As they designed earthquake-resistant structures, these preteens learned a fundamental tenet of being an engineer: Engineers seek solutions to a problem. Engineering entails learning about the external factors contributing to the problem, understanding the needs of those impacted by the problem, and designing a technology that can help meet those needs. Through engineering, these students were introduced to the struggles of people in a completely different part of the world and were compelled to help.

That is the true power of engineering as a teaching tool—it connects children to the world around them and helps them envision new possibilities. In this case, children learned that they can design technologies that change the world around them.

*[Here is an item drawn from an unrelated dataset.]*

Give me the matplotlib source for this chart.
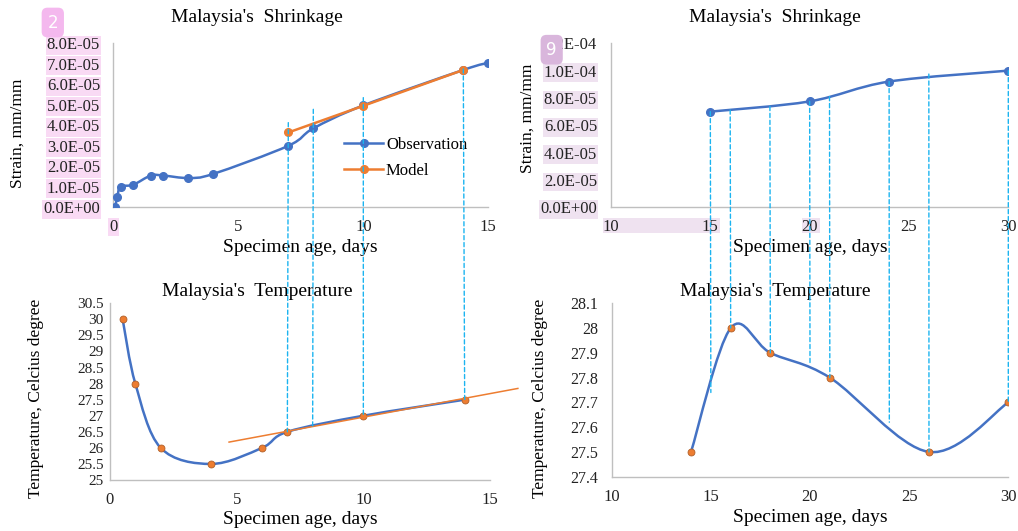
import numpy as np
import matplotlib
matplotlib.use('Agg')
import matplotlib.pyplot as plt
from matplotlib.path import Path
from matplotlib.patches import PathPatch, ConnectionPatch, Rectangle

# Donnees
# Retrait (haut gauche)
obs_age = [0.07, 0.16, 0.29, 0.8, 1.5, 2, 3, 4, 7, 8, 10, 14, 15]
obs_strain = [0.0, 0.5e-5, 1.0e-5, 1.1e-5, 1.55e-5, 1.55e-5, 1.43e-5, 1.63e-5,
              3.0e-5, 3.85e-5, 4.97e-5, 6.7e-5, 7.05e-5]
model_age = [7, 10, 14]
model_strain = [3.65e-5, 4.95e-5, 6.7e-5]

# Retrait (haut droite)
obs2_age = [15, 20, 24, 30]
obs2_strain = [7.0e-5, 7.75e-5, 9.2e-5, 1.0e-4]

# Temperature (bas gauche)
temp_age = [0.5, 1, 2, 4, 6, 7, 10, 14]
temp_val = [30, 28, 26, 25.5, 26, 26.5, 27, 27.5]
trend_age = [4.7, 16.1]
trend_val = [26.18, 27.85]

# Temperature (bas droite)
temp2_age = [14, 16, 18, 21, 26, 30]
temp2_val = [27.5, 28.0, 27.9, 27.8, 27.5, 27.7]

# Lignes de liaison entre les graphes (age, deformation en haut, temperature en bas)
link_age = [7, 8, 10, 14]
link_strain = [4.13e-5, 4.78e-5, 5.35e-5, 6.75e-5]
link_temp = [26.5, 26.65, 27.0, 27.5]
link2_age = [15, 16, 18, 20, 21, 24, 26, 30]
link2_strain = [7.0e-5, 7.12e-5, 7.38e-5, 7.75e-5, 8.1e-5, 9.2e-5, 9.75e-5, 1.0e-4]
link2_temp = [27.74, 28.0, 27.9, 27.85, 27.8, 27.62, 27.5, 27.7]

BLUE = '#4472C4'
ORANGE = '#ED7D31'
CYAN = '#1CB4F0'
SPINE = '#BFBFBF'

plt.rcParams['font.family'] = ['Liberation Serif', 'DejaVu Serif']
plt.rcParams['font.size'] = 12


# Courbe lissee facon Excel (Bezier de type Catmull-Rom)
def smooth_path(x, y):
    pts = np.column_stack([x, y]).astype(float)
    n = len(pts)
    verts = [pts[0]]
    codes = [Path.MOVETO]
    for i in range(n - 1):
        p0 = pts[max(i - 1, 0)]
        p1 = pts[i]
        p2 = pts[i + 1]
        p3 = pts[min(i + 2, n - 1)]
        verts += [p1 + (p2 - p0) / 6, p2 - (p3 - p1) / 6, p2]
        codes += [Path.CURVE4] * 3
    return Path(verts, codes)


def style_axes(ax, ypad=10, ysize=12, xpad=8.5):
    for s in ['top', 'right']:
        ax.spines[s].set_visible(False)
    for s in ['left', 'bottom']:
        ax.spines[s].set_color(SPINE)
        ax.spines[s].set_linewidth(1)
    ax.tick_params(axis='y', length=0, pad=ypad, labelsize=ysize, colors='#222222')
    ax.tick_params(axis='x', length=0, pad=xpad, labelsize=12, colors='#222222')


W, H = 1018, 531
fig = plt.figure(figsize=(W / 100, H / 100), dpi=100)

ax1 = fig.add_axes([113.3 / W, 1 - 207.3 / H, 375 / W, 164 / H])
ax2 = fig.add_axes([611 / W, 1 - 207.3 / H, 397.3 / W, 164 / H])
ax3 = fig.add_axes([110 / W, 1 - 480 / H, 380 / W, 176.7 / H])
ax4 = fig.add_axes([611.7 / W, 1 - 476.7 / H, 396.6 / W, 173.4 / H])

# Graphe 1 : retrait 0-15 jours
ax1.add_patch(PathPatch(smooth_path(obs_age, obs_strain), fill=False,
                        edgecolor=BLUE, lw=1.8, zorder=3))
ax1.plot(obs_age, obs_strain, 'o', color=BLUE, ms=5.5, zorder=4)
ax1.plot(model_age, model_strain, '-o', color=ORANGE, lw=1.8, ms=5.5, zorder=5)
ax1.plot([], [], '-o', color=BLUE, lw=1.8, ms=5.5, label='Observation')
ax1.plot([], [], '-o', color=ORANGE, lw=1.8, ms=5.5, label='Model')
ax1.set_xlim(0, 15)
ax1.set_ylim(0, 8e-5)
ax1.set_xticks([0, 5, 10, 15])
ax1.set_yticks(np.arange(0, 8.1e-5, 1e-5))
ax1.set_yticklabels(['%.1E' % v for v in np.arange(0, 8.1e-5, 1e-5)])
ax1.legend(loc='center', bbox_to_anchor=(0.78, 0.30), frameon=False,
           fontsize=12, handlelength=2.3, labelspacing=0.6, handletextpad=0.2)
style_axes(ax1, ypad=9.5)

# Graphe 2 : retrait 15-30 jours
ax2.add_patch(PathPatch(smooth_path(obs2_age, obs2_strain), fill=False,
                        edgecolor=BLUE, lw=1.8, zorder=3))
ax2.plot(obs2_age, obs2_strain, 'o', color=BLUE, ms=5.5, zorder=4)
ax2.set_xlim(10, 30)
ax2.set_ylim(0, 1.2e-4)
ax2.set_xticks([10, 15, 20, 25, 30])
ax2.set_yticks(np.arange(0, 1.21e-4, 2e-5))
ax2.set_yticklabels(['%.1E' % v for v in np.arange(0, 1.21e-4, 2e-5)])
style_axes(ax2, ypad=10)

# Graphe 3 : temperature 0-15 jours
ax3.add_patch(PathPatch(smooth_path(temp_age, temp_val), fill=False,
                        edgecolor=BLUE, lw=1.8, zorder=3))
ax3.plot(temp_age, temp_val, 'o', color=ORANGE, mec='#B0602A', mew=0.6, ms=5, zorder=4)
ax3.plot(trend_age, trend_val, '-', color=ORANGE, lw=1.1, zorder=5, clip_on=False)
ax3.set_xlim(0, 15)
ax3.set_ylim(25, 30.5)
ax3.set_xticks([0, 5, 10, 15])
ax3.set_yticks(np.arange(25, 30.51, 0.5))
ax3.set_yticklabels(['%g' % round(v, 1) for v in np.arange(25, 30.51, 0.5)])
style_axes(ax3, ypad=4.5, ysize=11, xpad=9)

# Graphe 4 : temperature 15-30 jours
ax4.add_patch(PathPatch(smooth_path(temp2_age, temp2_val), fill=False,
                        edgecolor=BLUE, lw=1.8, zorder=3))
ax4.plot(temp2_age, temp2_val, 'o', color=ORANGE, mec='#B0602A', mew=0.6, ms=5, zorder=4)
ax4.set_xlim(10, 30)
ax4.set_ylim(27.4, 28.1)
ax4.set_xticks([10, 15, 20, 25, 30])
ax4.set_yticks(np.arange(27.4, 28.11, 0.1))
ax4.set_yticklabels(['%g' % round(v, 1) for v in np.arange(27.4, 28.11, 0.1)])
style_axes(ax4, ypad=10, ysize=11.5, xpad=9)

# Titres et legendes des axes
for (x, y, t) in [(257, 18, "Malaysia's  Shrinkage"), (775, 18, "Malaysia's  Shrinkage"),
                  (257, 292, "Malaysia's  Temperature"), (775, 292, "Malaysia's  Temperature")]:
    fig.text(x / W, 1 - y / H, t, ha='center', va='center', fontsize=14)
for (x, y) in [(300, 248), (810, 248), (300, 519), (810, 518)]:
    fig.text(x / W, 1 - y / H, 'Specimen age, days', ha='center', va='center', fontsize=14)
fig.text(18 / W, 1 - 133 / H, 'Strain, mm/mm', rotation=90, ha='center', va='center', fontsize=12.5)
fig.text(528 / W, 1 - 118 / H, 'Strain, mm/mm', rotation=90, ha='center', va='center', fontsize=12.5)
fig.text(36 / W, 1 - 398 / H, 'Temperature, Celcius degree', rotation=90, ha='center', va='center', fontsize=12.5)
fig.text(540 / W, 1 - 398 / H, 'Temperature, Celcius degree', rotation=90, ha='center', va='center', fontsize=12.5)

# Lignes pointillees verticales reliant les graphes
for a, s, t in zip(link_age, link_strain, link_temp):
    con = ConnectionPatch(xyA=(a, s), coordsA=ax1.transData, xyB=(a, t), coordsB=ax3.transData,
                          color=CYAN, lw=1, linestyle=(0, (3, 2)), zorder=10)
    fig.add_artist(con)
for a, s, t in zip(link2_age, link2_strain, link2_temp):
    con = ConnectionPatch(xyA=(a, s), coordsA=ax2.transData, xyB=(a, t), coordsB=ax4.transData,
                          color=CYAN, lw=1, linestyle=(0, (3, 2)), zorder=10)
    fig.add_artist(con)

# Surlignages roses de la figure d'origine
for lab in ax1.get_yticklabels():
    lab.set_bbox(dict(facecolor='#F9DAF4', edgecolor='none', pad=1))
ax1.get_xticklabels()[0].set_bbox(dict(facecolor='#F9DAF4', edgecolor='none', pad=1))
for lab in ax2.get_yticklabels()[:-1]:
    lab.set_bbox(dict(facecolor='#EFE2F0', edgecolor='none', pad=1))
fig.add_artist(Rectangle((603 / W, 1 - 233 / H), 117 / W, 15 / H, transform=fig.transFigure,
                         facecolor='#EFE2F0', edgecolor='none', zorder=-1))
fig.add_artist(Rectangle((802 / W, 1 - 233 / H), 18 / W, 15 / H, transform=fig.transFigure,
                         facecolor='#EFE2F0', edgecolor='none', zorder=-1))
fig.text(52.8 / W, 1 - 22.5 / H, '2', color='white', ha='center', va='center', fontsize=12,
         family='DejaVu Sans',
         bbox=dict(boxstyle='round,pad=0.35', facecolor='#F4B8EE', edgecolor='none'))
fig.text(551.7 / W, 1 - 49.7 / H, '9', color='white', ha='center', va='center', fontsize=12,
         family='DejaVu Sans',
         bbox=dict(boxstyle='round,pad=0.35', facecolor='#D9B6DC', edgecolor='none'))

fig.savefig('out.png', dpi=100)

And yet, we continue to sell it short.

The most common reasons offered these days for introducing young children to science, technology, engineering, and math center around job and economic opportunities. We, finally, accurately see K-12 engineering as a pathway to the careers of the future. I am grateful that this goal has led to interest in incorporating engineering curricula into American schools.

Engaging students in classroom activities that can expand their thinking about possible trajectories and futures is important. But as we think about the well-being of students (and our country), looking at engineering as a means to create future workers alone is not sufficient.

It’s true that today’s children will grow up to a world of more complex jobs. But they will also inherit a world that has more complex challenges than we ever faced—socially, economically, and environmentally. The next generation of students need a set of habits of mind that enable them to solve the problems they encounter. Some of these will be technical in nature. But other, non-technical problems still benefit from the same habits of mind. That is what engineering can do if it’s taught well—help young people become problems-solvers and foster skills that serve them well their whole lives.

Engineering teaches skills essential for life in the 21st century: problem-solving, collaboration, systems thinking, persistence through failure, creativity and innovation, and evidence-based decisionmaking. It encourages those involved in solving a problem to listen to and understand each other.

It’s time that we look at engineering as a foundational subject that can provide the glue in a robust educational experience that prepares students for life.

That’s the thinking behind what Camie Walker and her class at John Murdy Elementary did. She used engineering to help kids understand that everything is connected, to teach them to ask questions, and to think and then take action. She unlocked the true power of engineering.

As many stories this week will focus on how engineering can help fill 21st-century jobs, it’s time that more schools follow her lead and teach engineering to its fullest potential.